| Short problem |
Retype every line from the start of the data down to and including the line with "const FONT = 'DejaVu Sans';". Skip the pictures.

[BEGIN Dataset extract]

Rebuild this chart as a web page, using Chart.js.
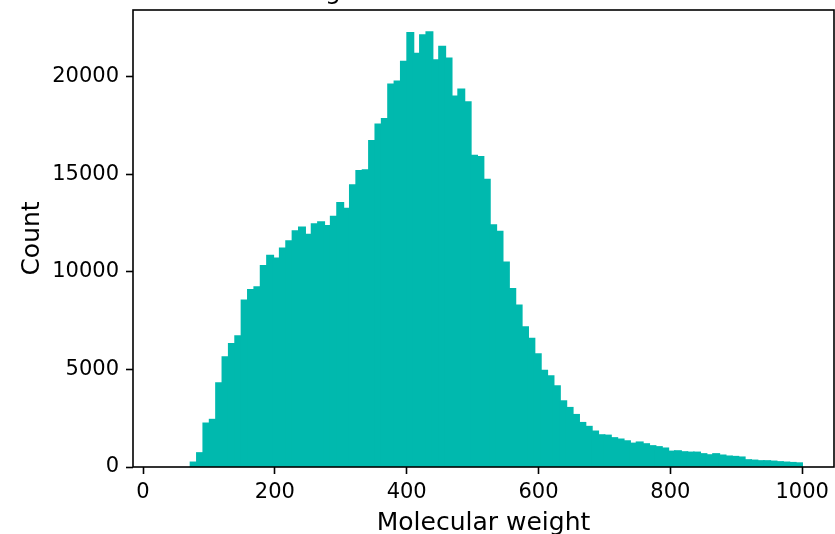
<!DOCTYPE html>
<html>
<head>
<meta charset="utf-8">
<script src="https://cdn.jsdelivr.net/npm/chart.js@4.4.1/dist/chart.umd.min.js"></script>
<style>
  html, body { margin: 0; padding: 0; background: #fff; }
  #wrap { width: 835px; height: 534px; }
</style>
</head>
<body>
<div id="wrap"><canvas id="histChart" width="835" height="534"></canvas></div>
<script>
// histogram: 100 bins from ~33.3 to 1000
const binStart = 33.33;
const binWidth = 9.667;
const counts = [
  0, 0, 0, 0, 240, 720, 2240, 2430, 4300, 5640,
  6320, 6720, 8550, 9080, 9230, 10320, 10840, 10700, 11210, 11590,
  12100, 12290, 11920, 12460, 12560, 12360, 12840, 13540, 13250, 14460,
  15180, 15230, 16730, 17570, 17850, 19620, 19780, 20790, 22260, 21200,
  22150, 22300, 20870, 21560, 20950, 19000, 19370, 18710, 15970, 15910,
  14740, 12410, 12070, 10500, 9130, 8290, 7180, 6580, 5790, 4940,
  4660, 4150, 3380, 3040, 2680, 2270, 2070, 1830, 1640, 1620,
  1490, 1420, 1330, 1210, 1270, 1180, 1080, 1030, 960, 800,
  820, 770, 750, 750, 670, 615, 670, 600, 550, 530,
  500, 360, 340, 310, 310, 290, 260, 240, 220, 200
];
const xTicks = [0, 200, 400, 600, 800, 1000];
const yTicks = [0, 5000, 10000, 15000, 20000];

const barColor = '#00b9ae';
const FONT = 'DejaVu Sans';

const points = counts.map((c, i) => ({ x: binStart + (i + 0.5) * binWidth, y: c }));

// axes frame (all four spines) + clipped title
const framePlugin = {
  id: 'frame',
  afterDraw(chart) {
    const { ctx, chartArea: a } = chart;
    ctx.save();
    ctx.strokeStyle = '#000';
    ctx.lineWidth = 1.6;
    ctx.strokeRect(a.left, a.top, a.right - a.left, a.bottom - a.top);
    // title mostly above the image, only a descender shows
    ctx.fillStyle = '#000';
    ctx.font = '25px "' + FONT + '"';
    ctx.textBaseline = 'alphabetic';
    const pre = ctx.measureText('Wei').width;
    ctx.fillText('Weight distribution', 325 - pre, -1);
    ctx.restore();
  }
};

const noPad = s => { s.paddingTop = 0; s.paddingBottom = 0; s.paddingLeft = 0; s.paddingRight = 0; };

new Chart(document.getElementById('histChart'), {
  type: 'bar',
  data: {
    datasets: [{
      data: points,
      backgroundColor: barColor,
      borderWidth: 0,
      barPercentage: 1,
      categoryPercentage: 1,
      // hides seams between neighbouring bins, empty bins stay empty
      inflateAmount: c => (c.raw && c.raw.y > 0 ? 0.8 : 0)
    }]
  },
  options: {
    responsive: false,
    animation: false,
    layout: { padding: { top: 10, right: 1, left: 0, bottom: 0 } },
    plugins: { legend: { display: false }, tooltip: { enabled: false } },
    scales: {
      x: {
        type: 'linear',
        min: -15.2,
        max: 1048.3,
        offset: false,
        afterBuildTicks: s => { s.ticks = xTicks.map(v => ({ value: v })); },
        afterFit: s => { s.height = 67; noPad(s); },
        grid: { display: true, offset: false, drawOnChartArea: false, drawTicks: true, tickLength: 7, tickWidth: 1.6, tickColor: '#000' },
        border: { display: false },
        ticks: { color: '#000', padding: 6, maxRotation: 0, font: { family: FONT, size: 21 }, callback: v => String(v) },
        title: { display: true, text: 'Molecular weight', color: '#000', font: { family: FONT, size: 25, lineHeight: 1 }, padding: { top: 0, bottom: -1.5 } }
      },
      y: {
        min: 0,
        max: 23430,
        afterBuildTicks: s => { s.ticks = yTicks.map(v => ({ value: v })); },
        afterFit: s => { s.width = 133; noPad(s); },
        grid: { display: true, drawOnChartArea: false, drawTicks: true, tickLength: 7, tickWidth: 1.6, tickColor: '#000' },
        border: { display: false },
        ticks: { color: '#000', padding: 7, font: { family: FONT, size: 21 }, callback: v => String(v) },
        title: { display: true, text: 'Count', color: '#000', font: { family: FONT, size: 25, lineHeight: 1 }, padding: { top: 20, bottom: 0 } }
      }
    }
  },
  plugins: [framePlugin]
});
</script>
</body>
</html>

[END Dataset extract]

| Output |
Rebuild this chart as a web page, using Chart.js.
<!DOCTYPE html>
<html>
<head>
<meta charset="utf-8">
<script src="https://cdn.jsdelivr.net/npm/chart.js@4.4.1/dist/chart.umd.min.js"></script>
<style>
  html, body { margin: 0; padding: 0; background: #fff; }
  #wrap { width: 835px; height: 534px; }
</style>
</head>
<body>
<div id="wrap"><canvas id="histChart" width="835" height="534"></canvas></div>
<script>
// histogram: 100 bins from ~33.3 to 1000
const binStart = 33.33;
const binWidth = 9.667;
const counts = [
  0, 0, 0, 0, 240, 720, 2240, 2430, 4300, 5640,
  6320, 6720, 8550, 9080, 9230, 10320, 10840, 10700, 11210, 11590,
  12100, 12290, 11920, 12460, 12560, 12360, 12840, 13540, 13250, 14460,
  15180, 15230, 16730, 17570, 17850, 19620, 19780, 20790, 22260, 21200,
  22150, 22300, 20870, 21560, 20950, 19000, 19370, 18710, 15970, 15910,
  14740, 12410, 12070, 10500, 9130, 8290, 7180, 6580, 5790, 4940,
  4660, 4150, 3380, 3040, 2680, 2270, 2070, 1830, 1640, 1620,
  1490, 1420, 1330, 1210, 1270, 1180, 1080, 1030, 960, 800,
  820, 770, 750, 750, 670, 615, 670, 600, 550, 530,
  500, 360, 340, 310, 310, 290, 260, 240, 220, 200
];
const xTicks = [0, 200, 400, 600, 800, 1000];
const yTicks = [0, 5000, 10000, 15000, 20000];

const barColor = '#00b9ae';
const FONT = 'DejaVu Sans';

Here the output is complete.